(Charts and diagrams as code)
.....
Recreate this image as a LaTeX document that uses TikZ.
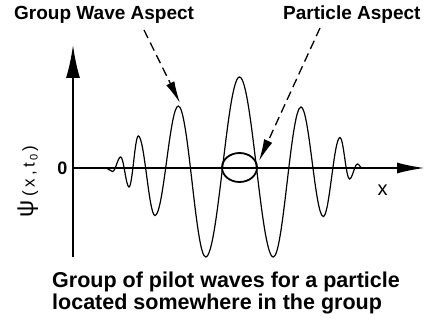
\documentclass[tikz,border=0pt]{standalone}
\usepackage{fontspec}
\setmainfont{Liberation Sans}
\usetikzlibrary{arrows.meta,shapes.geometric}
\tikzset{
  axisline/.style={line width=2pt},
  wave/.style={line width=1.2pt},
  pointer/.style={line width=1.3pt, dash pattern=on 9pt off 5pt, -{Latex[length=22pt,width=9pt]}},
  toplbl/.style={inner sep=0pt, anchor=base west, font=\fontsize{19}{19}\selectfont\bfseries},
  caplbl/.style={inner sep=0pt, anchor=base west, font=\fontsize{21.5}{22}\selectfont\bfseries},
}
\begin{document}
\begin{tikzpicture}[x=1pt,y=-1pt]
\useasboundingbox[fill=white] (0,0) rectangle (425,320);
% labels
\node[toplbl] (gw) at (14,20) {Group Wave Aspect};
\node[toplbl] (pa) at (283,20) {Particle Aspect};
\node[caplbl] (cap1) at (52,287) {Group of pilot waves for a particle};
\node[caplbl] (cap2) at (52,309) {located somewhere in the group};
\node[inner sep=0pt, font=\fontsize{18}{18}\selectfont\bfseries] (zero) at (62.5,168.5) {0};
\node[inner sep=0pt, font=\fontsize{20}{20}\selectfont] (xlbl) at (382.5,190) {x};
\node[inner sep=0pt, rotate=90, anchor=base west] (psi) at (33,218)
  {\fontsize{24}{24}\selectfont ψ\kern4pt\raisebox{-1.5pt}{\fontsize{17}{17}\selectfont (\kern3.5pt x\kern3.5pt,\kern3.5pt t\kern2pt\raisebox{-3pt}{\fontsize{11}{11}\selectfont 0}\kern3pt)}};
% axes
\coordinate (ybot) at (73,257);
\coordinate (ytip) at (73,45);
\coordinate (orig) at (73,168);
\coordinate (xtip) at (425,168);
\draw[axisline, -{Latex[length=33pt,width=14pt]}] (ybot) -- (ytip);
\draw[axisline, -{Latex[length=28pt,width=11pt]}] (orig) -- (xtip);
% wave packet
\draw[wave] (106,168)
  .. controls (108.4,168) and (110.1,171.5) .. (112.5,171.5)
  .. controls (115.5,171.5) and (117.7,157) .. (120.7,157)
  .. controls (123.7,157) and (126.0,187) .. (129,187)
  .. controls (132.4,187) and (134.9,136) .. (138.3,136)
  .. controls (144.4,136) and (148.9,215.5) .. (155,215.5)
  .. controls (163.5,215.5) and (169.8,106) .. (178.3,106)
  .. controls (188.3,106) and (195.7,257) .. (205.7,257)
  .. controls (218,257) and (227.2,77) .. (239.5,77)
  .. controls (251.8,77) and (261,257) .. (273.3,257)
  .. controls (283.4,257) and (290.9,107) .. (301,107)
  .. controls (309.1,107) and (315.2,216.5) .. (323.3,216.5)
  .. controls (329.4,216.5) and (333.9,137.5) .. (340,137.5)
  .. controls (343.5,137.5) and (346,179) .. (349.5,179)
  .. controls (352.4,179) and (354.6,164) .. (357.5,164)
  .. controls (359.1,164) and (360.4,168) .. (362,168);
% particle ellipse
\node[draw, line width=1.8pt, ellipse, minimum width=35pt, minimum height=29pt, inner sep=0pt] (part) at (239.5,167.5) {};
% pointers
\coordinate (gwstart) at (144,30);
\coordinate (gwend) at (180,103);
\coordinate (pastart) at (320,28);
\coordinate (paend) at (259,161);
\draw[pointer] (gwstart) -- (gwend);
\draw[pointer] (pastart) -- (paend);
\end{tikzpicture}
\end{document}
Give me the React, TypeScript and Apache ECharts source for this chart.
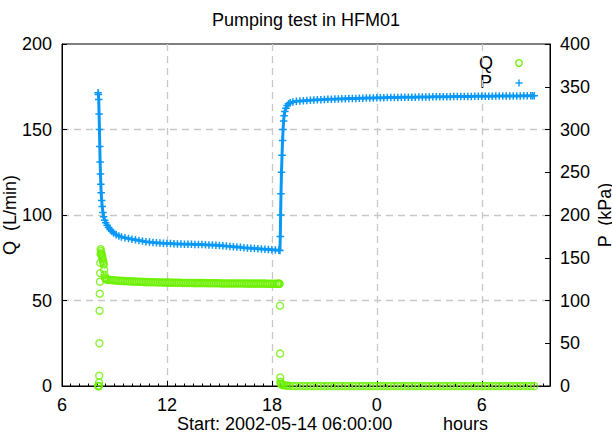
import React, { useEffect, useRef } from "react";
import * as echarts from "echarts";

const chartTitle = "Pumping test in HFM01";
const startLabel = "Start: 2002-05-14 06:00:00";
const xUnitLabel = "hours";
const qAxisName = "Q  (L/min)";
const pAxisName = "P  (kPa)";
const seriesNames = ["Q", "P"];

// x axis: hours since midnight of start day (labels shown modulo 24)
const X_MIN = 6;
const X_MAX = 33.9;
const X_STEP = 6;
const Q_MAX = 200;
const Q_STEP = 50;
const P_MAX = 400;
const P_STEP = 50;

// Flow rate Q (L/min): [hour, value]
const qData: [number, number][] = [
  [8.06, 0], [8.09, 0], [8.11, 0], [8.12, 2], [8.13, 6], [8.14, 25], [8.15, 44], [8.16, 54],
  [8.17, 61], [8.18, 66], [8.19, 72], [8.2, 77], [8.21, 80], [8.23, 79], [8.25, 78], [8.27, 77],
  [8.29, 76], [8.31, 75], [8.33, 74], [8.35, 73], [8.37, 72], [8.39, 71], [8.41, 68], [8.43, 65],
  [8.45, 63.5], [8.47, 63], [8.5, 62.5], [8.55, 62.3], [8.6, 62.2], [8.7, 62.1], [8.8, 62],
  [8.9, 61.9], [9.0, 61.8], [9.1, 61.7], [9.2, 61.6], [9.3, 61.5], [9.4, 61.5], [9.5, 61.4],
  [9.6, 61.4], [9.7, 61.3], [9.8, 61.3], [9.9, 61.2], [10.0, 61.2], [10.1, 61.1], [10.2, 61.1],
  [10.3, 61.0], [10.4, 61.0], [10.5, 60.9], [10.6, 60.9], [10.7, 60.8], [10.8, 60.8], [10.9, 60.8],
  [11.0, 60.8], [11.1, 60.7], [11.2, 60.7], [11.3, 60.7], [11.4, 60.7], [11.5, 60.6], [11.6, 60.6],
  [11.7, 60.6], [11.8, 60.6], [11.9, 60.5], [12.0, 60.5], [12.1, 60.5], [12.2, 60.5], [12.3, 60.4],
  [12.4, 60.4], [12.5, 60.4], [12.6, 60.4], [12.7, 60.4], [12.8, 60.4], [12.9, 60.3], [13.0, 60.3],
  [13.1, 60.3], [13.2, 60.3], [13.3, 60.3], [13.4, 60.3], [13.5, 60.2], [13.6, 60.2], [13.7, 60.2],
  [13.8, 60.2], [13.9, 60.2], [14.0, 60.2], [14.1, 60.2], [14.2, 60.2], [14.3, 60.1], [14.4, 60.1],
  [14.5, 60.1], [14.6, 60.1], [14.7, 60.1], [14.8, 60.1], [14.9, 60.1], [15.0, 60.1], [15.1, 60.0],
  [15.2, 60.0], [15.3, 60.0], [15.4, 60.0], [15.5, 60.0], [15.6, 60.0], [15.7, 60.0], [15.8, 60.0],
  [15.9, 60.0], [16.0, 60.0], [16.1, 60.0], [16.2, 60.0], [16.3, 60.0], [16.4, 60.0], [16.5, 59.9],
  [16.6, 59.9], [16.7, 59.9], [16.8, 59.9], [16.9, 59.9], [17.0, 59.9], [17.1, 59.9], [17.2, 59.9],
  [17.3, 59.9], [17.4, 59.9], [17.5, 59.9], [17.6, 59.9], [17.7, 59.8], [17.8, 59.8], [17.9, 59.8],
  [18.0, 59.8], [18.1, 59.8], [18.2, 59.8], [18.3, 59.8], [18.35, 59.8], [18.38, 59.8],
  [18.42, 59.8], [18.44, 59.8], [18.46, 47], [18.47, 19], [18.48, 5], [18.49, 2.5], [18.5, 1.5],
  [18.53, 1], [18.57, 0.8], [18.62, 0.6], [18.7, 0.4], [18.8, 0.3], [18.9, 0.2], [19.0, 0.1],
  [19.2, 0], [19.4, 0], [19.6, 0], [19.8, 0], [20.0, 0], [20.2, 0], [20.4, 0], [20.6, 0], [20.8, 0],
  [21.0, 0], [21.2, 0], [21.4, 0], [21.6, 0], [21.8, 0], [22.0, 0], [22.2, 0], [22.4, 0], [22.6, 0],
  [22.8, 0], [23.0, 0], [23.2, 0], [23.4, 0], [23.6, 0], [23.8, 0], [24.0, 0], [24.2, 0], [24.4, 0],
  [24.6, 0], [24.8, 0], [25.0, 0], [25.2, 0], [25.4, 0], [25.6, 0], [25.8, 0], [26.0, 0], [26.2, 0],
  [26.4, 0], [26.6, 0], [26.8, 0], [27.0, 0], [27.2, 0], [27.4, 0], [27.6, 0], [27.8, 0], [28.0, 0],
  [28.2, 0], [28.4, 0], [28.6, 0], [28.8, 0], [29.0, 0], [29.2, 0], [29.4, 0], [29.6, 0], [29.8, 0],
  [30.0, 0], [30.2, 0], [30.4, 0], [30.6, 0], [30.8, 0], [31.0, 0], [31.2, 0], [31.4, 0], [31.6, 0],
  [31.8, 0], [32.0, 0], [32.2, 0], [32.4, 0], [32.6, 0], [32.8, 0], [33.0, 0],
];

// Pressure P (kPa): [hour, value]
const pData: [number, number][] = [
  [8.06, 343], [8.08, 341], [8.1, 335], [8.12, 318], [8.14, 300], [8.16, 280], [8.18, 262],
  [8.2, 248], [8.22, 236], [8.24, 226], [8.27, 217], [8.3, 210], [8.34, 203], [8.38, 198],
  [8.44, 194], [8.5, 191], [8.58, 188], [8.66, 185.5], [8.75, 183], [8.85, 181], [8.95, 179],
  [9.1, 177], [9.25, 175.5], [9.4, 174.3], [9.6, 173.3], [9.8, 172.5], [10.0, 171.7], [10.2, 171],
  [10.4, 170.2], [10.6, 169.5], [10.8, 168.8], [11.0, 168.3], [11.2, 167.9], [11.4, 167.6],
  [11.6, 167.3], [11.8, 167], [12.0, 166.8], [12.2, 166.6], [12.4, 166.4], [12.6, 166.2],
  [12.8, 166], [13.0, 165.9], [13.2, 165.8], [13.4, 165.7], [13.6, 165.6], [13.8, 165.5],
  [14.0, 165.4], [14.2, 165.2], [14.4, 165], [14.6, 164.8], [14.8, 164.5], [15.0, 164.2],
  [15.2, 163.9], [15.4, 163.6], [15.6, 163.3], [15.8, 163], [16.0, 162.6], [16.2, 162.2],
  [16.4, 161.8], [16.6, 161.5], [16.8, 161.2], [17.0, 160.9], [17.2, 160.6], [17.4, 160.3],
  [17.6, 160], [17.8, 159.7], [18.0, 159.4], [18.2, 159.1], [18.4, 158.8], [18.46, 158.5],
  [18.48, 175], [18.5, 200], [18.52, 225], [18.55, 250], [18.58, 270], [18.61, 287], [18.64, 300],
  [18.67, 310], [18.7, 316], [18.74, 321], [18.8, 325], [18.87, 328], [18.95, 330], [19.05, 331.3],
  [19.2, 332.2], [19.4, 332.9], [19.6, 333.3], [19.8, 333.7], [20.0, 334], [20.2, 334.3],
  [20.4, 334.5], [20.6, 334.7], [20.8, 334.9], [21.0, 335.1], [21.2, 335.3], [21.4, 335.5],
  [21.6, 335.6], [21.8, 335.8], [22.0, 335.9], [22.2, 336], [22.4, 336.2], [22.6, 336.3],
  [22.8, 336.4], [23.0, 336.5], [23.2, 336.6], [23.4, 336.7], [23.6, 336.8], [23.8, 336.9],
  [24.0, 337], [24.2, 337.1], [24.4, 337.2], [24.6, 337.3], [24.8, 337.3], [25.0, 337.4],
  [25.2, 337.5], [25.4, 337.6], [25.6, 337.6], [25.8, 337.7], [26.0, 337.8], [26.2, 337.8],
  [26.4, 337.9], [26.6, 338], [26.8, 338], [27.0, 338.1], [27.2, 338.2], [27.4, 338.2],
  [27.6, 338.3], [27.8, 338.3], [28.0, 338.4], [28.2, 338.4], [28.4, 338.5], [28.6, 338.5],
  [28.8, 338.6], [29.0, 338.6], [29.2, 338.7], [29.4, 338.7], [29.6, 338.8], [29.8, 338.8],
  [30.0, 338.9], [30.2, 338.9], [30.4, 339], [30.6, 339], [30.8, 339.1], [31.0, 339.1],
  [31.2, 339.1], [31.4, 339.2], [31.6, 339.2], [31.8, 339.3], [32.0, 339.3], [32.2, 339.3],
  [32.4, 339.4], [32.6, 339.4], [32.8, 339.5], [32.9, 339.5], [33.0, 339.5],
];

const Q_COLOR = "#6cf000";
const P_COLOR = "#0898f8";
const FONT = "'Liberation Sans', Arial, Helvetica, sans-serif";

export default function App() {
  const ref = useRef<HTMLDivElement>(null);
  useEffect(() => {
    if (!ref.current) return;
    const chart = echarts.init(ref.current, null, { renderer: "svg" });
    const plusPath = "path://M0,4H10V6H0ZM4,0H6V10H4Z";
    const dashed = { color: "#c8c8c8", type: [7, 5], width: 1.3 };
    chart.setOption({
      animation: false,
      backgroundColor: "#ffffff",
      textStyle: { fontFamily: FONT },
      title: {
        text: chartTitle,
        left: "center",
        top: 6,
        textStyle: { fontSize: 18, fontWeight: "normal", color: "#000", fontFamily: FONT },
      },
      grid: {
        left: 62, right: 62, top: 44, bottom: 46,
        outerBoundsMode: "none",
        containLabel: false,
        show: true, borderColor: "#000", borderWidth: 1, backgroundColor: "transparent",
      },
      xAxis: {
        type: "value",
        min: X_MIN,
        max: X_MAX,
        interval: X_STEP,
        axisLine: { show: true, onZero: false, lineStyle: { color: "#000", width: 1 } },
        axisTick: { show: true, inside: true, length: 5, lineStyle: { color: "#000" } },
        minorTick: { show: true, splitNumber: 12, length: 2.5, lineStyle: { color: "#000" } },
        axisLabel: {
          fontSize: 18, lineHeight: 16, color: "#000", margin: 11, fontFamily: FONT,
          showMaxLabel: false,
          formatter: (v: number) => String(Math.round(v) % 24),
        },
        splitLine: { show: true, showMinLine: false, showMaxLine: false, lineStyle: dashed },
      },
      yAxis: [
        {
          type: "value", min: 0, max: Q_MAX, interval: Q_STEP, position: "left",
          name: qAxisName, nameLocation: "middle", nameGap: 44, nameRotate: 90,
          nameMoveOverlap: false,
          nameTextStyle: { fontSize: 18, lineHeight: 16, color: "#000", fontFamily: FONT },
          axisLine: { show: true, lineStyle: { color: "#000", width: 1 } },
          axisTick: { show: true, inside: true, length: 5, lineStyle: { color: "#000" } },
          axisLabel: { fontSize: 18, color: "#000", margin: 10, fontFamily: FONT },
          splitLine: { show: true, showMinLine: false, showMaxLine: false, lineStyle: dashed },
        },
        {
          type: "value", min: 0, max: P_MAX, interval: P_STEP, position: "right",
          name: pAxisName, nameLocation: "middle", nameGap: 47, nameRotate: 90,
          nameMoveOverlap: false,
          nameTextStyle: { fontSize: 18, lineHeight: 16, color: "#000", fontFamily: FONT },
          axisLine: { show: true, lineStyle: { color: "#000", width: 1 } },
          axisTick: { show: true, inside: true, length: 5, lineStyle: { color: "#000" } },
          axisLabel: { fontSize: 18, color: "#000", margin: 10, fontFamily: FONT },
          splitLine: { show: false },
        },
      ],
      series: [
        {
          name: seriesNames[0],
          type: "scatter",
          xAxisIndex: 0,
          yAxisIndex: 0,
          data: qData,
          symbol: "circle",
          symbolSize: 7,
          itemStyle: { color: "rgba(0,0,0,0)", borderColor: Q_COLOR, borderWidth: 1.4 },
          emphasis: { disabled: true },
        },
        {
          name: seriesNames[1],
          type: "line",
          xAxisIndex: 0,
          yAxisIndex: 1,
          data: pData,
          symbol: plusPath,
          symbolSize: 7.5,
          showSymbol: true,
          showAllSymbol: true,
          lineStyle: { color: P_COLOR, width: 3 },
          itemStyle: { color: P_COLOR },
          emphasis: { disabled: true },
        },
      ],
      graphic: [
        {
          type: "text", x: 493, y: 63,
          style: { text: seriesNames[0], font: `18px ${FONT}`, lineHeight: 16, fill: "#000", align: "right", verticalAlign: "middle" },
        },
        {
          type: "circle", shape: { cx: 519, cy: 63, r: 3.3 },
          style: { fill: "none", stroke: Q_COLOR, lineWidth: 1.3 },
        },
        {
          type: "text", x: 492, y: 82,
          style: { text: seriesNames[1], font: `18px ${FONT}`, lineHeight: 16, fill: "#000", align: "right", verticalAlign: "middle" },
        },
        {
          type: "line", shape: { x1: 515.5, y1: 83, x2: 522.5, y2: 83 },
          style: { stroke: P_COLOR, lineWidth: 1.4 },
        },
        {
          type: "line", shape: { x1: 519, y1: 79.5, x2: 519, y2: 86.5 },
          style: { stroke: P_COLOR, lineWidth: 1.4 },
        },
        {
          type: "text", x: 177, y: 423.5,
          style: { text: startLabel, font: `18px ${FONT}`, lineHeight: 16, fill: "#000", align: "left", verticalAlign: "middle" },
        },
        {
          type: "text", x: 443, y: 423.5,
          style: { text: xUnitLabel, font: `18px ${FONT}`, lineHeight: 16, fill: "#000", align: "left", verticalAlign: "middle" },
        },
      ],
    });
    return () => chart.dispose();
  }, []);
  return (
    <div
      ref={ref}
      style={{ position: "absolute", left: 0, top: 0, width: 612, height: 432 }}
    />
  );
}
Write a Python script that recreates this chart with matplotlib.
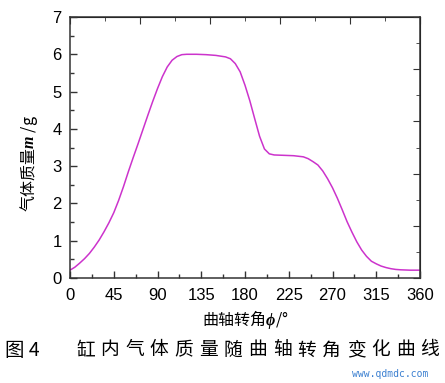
.....
▸ **What to do**:
Return all lines with the word "that" in them.

▸ **Answer to the task**:
Recreate this image as a LaTeX document that uses TikZ.
Write a Python script that recreates this chart with matplotlib.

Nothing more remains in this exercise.